Consider $$f: \mathbb{R} \to \mathbb{R}, ~~ f(x) = \vert x \vert ^3$$ Show that the first derivative exists and it holds $$f'(x)=3x\vert x\vert ~~\forall x \in \mathbb{R}.$$
My approach:
edited
For a $y > 0$: I want to show that $3y^2$ is the limit of $\frac{f(x)-f(y)}{x-y}$. This means for any given $\epsilon >0$ I find a $\delta >0$ such that we have $ \forall x \in \mathbb{R}_{>0}~:\vert x - y\vert < \delta \Rightarrow \biggl|\frac{x ^3 - y^3}{x-y}- 3y^2\biggr| < \epsilon$. After some manipulations and a polynomial long division I get the following: $\biggl|\frac{x ^3 - y^3}{x-y}- 3y^2\biggr| =~ ... ~= \vert x^2-2y^2+xy\vert$. But now I am stuck. How do I use this to show that the conition is satisfied?
I run into the same problem when I try the other case:
For $y<0$: I want to show that $-3y^2$ is the limit of $\frac{f(x)-f(y)}{x-y}$. This means for any given $\epsilon >0$ I find a $\delta >0$ such that we have $ \forall x \in \mathbb{R}_{<0}~:\vert x - y\vert < \delta \Rightarrow \biggl|\frac{y ^3 - x^3}{x-y}+ 3y^2\biggr| < \epsilon$. After some manipulations and a polynomial long division I get the same as in the "$y>0$-case": $\biggl|\frac{y ^3 - x^3}{x-y}+ 3y^2\biggr|=\biggl|\frac{x ^3 - y^3}{x-y}- 3y^2\biggr| =~ ... ~= \vert x^2-2y^2+xy\vert$. How do I use this to show that the conition is satisfied?

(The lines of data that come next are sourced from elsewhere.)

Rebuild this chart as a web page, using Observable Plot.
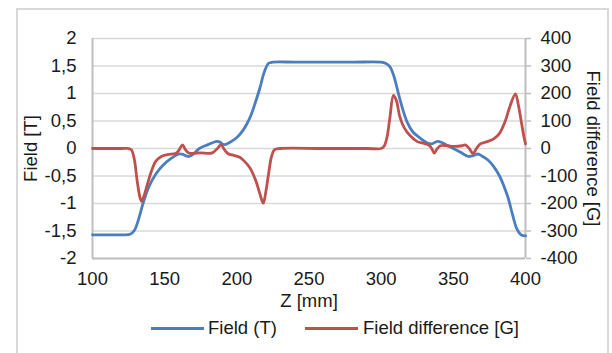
<!DOCTYPE html>
<html><head><meta charset="utf-8">
<script src="https://cdn.jsdelivr.net/npm/d3@7"></script>
<script src="https://cdn.jsdelivr.net/npm/@observablehq/plot@0.6"></script>
<style>
body{margin:0;background:#fff;font-family:"Liberation Sans",Arial,sans-serif;}
#wrap{position:relative;width:612px;height:353px;overflow:hidden;background:#fff;}
#border{position:absolute;left:16px;top:8px;width:593px;height:370px;border:2px solid #d9d9d9;box-sizing:border-box;}
#chart{position:absolute;left:0;top:0;}
.sw{position:absolute;height:3px;top:327px;width:53px;}
.lt{position:absolute;top:317px;font-size:18.5px;line-height:22px;color:#1a1a1a;white-space:nowrap;}
</style></head>
<body>
<div id="wrap"><div id="border"></div><div id="chart"></div>
<div class="sw" style="left:151px;background:#4a7ebf"></div><div class="lt" style="left:208px">Field (T)</div>
<div class="sw" style="left:305px;background:#c0504d"></div><div class="lt" style="left:363px">Field difference [G]</div>
</div>
<script>
// Field (T) vs Z (mm)
const fieldZ = [100,110,120,126,129,132,135,139,144,149,154,160,163,166,169,174,180,186,188,191,195,200,204,207,210,213,216,219,222,225,240,260,280,300,303,306,309,311,314,318,322,327,332,335,339,342,346,350,355,359,361,364,367,370,374,378,382,385,388,391,394,397,400];
const fieldT = [-1.57,-1.57,-1.57,-1.56,-1.49,-1.28,-1.00,-0.70,-0.46,-0.30,-0.19,-0.10,-0.11,-0.145,-0.12,0.0,0.07,0.13,0.12,0.07,0.11,0.20,0.32,0.45,0.62,0.85,1.10,1.39,1.55,1.57,1.57,1.57,1.57,1.57,1.55,1.49,1.30,1.10,0.80,0.48,0.30,0.19,0.10,0.085,0.13,0.11,0.055,0.0,-0.07,-0.13,-0.145,-0.13,-0.10,-0.14,-0.21,-0.33,-0.50,-0.68,-0.90,-1.20,-1.46,-1.57,-1.59];
// Field difference [G] vs Z (mm)
const diffZ = [100,120,125,127,129,131,133,134,135.5,137.5,141,144,148,152,158,160,162.3,164.5,167,175,183,186.5,189,191.5,194,198,202,205,209,213,216,218.3,220,222,224,226,230,260,290,300,302,304,306,308.5,310.5,313,316,320,325,330,333,335,336.8,338.5,341,346,350,356,358.3,361,363.7,366,368.7,373,378,382,386,389,393,395,397,399,400];
const diffG = [0,0,0,-5,-40,-120,-180,-192,-175,-140,-80,-45,-28,-22,-17,-5,13,-5,-17,-16,-16,0,13,-5,-19,-25,-32,-45,-70,-115,-165,-199,-160,-92,-30,-5,0,0,0,0,8,40,110,193,175,114,75,47,25,18,12,0,-17,-3,10,10,8,10,13,0,-19,0,17,24,35,55,100,150,199,160,100,40,17];
const yTicks = [-2,-1.5,-1,-0.5,0,0.5,1,1.5,2];
const xTicks = [100,150,200,250,300,350,400];
const gPerT = 200;

const field = fieldZ.map((z,i)=>({z, v:fieldT[i]}));
const diff = diffZ.map((z,i)=>({z, v:diffG[i]/gPerT}));
const fmt = d => String(d).replace(".", ",");
const gray = "#bfbfbf";

const chart = Plot.plot({
  width: 612, height: 300,
  marginLeft: 92, marginRight: 87, marginTop: 38, marginBottom: 42,
  style: {fontSize: "18.5px", fontFamily: "'Liberation Sans', Arial, sans-serif", color: "#1a1a1a", background: "transparent", overflow: "visible"},
  x: {domain: [100, 400]},
  y: {domain: [-2, 2]},
  marks: [
    Plot.gridY(yTicks, {stroke: "#d9d9d9", strokeOpacity: 1, strokeWidth: 1.3}),
    Plot.ruleX([100, 400], {stroke: gray, strokeWidth: 2}),
    Plot.ruleY([-2], {stroke: gray, strokeWidth: 2}),
    Plot.axisY(yTicks, {anchor: "left", tickSize: 0, tickPadding: 16, tickFormat: fmt, label: null}),
    Plot.axisY(yTicks, {anchor: "right", tickSize: 5, tickPadding: 10, stroke: gray, strokeWidth: 1.5, tickFormat: d => String(Math.round(d * gPerT)), label: null}),
    Plot.axisX(xTicks, {anchor: "bottom", tickSize: 0, tickPadding: 13, tickFormat: d => String(d), label: null}),
    Plot.line(field, {x: "z", y: "v", stroke: "#4a7ebf", strokeWidth: 2.8, curve: "catmull-rom"}),
    Plot.line(diff, {x: "z", y: "v", stroke: "#c0504d", strokeWidth: 2.8, curve: "catmull-rom"}),
    Plot.text(["Field [T]"], {frameAnchor: "left", dx: -61, rotate: -90, textAnchor: "middle", fill: "#1a1a1a"}),
    Plot.text(["Field difference [G]"], {frameAnchor: "right", dx: 67, rotate: 90, textAnchor: "middle", fill: "#1a1a1a"}),
    Plot.text(["Z [mm]"], {frameAnchor: "bottom", dy: 48, fill: "#1a1a1a"})
  ]
});
document.getElementById("chart").append(chart);
</script>
</body></html>
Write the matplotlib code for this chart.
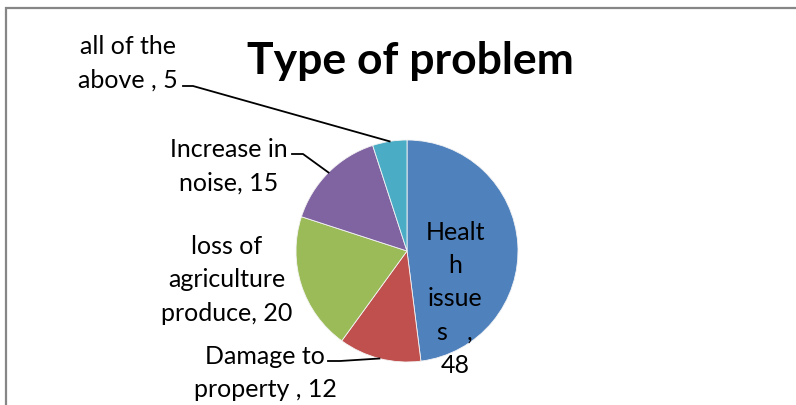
import numpy as np
import matplotlib.pyplot as plt

# data
labels = ['Health issues', 'Damage to property ', 'loss of agriculture produce', 'Increase in noise', 'all of the above ']
values = [48, 12, 20, 15, 5]
colors = ['#4F81BD', '#C0504D', '#9BBB59', '#8064A2', '#4BACC6']
title = 'Type of problem'

W, H = 796, 406


def py(y):
    # pixel row (from top) to data y
    return H - y


fig = plt.figure(figsize=(W / 100, H / 100), dpi=100)
ax = fig.add_axes([0, 0, 1, 1])

cx, cy, r = 407, py(252), 111
wedges, _ = ax.pie(values, colors=colors, startangle=90, counterclock=False,
                   center=(cx, cy), radius=r,
                   wedgeprops=dict(linewidth=0.6, edgecolor='#f4f4f4'))
ax.set_xlim(0, W)
ax.set_ylim(0, H)
ax.set_aspect('equal')
ax.axis('off')


def edge_point(w):
    ang = np.deg2rad((w.theta1 + w.theta2) / 2)
    return cx + r * np.cos(ang), cy + r * np.sin(ang)


font = 'Lato'
fs = 18
ls = 1.55

# frame (only top and left visible)
ax.plot([5.5, 5.5, W], [0, py(8.5), py(8.5)], color='#868686', lw=1.6,
        solid_joinstyle='miter', clip_on=False)

ax.text(410, py(61), title, ha='center', va='center', fontsize=32,
        fontweight='bold', family=font)

# labels
ax.text(128, py(63), 'all of the\nabove , ' + str(values[4]), ha='center', va='center',
        fontsize=fs, family=font, linespacing=ls)
ax.text(229, py(166), 'Increase in\nnoise, ' + str(values[3]), ha='center', va='center',
        fontsize=fs, family=font, linespacing=ls)
ax.text(227, py(280), 'loss of\nagriculture\nproduce, ' + str(values[2]), ha='center',
        va='center', fontsize=fs, family=font, linespacing=ls)
ax.text(265, py(373), 'Damage to\nproperty , ' + str(values[1]), ha='center', va='center',
        fontsize=fs, family=font, linespacing=ls)
ax.text(455, py(299), 'Healt\nh\nissue\ns   ,\n' + str(values[0]), ha='center', va='center',
        fontsize=fs, family=font, linespacing=ls)

# leader lines
for idx, (x0, x1, y0) in {4: (183, 193, 87), 3: (292, 303, 155), 1: (328, 340, 362)}.items():
    ex, ey = edge_point(wedges[idx])
    ax.plot([x0, x1, ex], [py(y0), py(y0), ey], color='black', lw=1.3)

fig.savefig('out.png', dpi=100)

However, the last case seems to be the easiest one...
If $y=0$ then I have to take a closer look at the limit. I will use the $\epsilon$ -$\delta$-definition of the limit. So if a value $b$ is the limit then for any given $\epsilon >0$ I find a $\delta >0$ such that we have $ \forall x \in \mathbb{R}~:\vert x - 0\vert < \delta \Rightarrow \biggl|\frac{\vert x \vert ^3 - 0}{x-0}-b \biggr| < \epsilon$. I will now set $b=0$ and check if the condition is satisfied.
$ \biggl|\frac{\vert x \vert ^3 - 0}{x-0}-0 \biggr| = x^2$. Setting $\delta= \sqrt{\epsilon}$ shows that the limit exists and hence $f$ is differentiable at $0$.
Did I use the $\epsilon$ -$\delta$-definition of the limit rigorously?
No, since you only used the $\varepsilon-\delta$ definition at $0$ (correctly, by the way, although I would have taken $\delta=\sqrt\varepsilon$). In all other cases, what you did was to “apply the rules of differentiation”.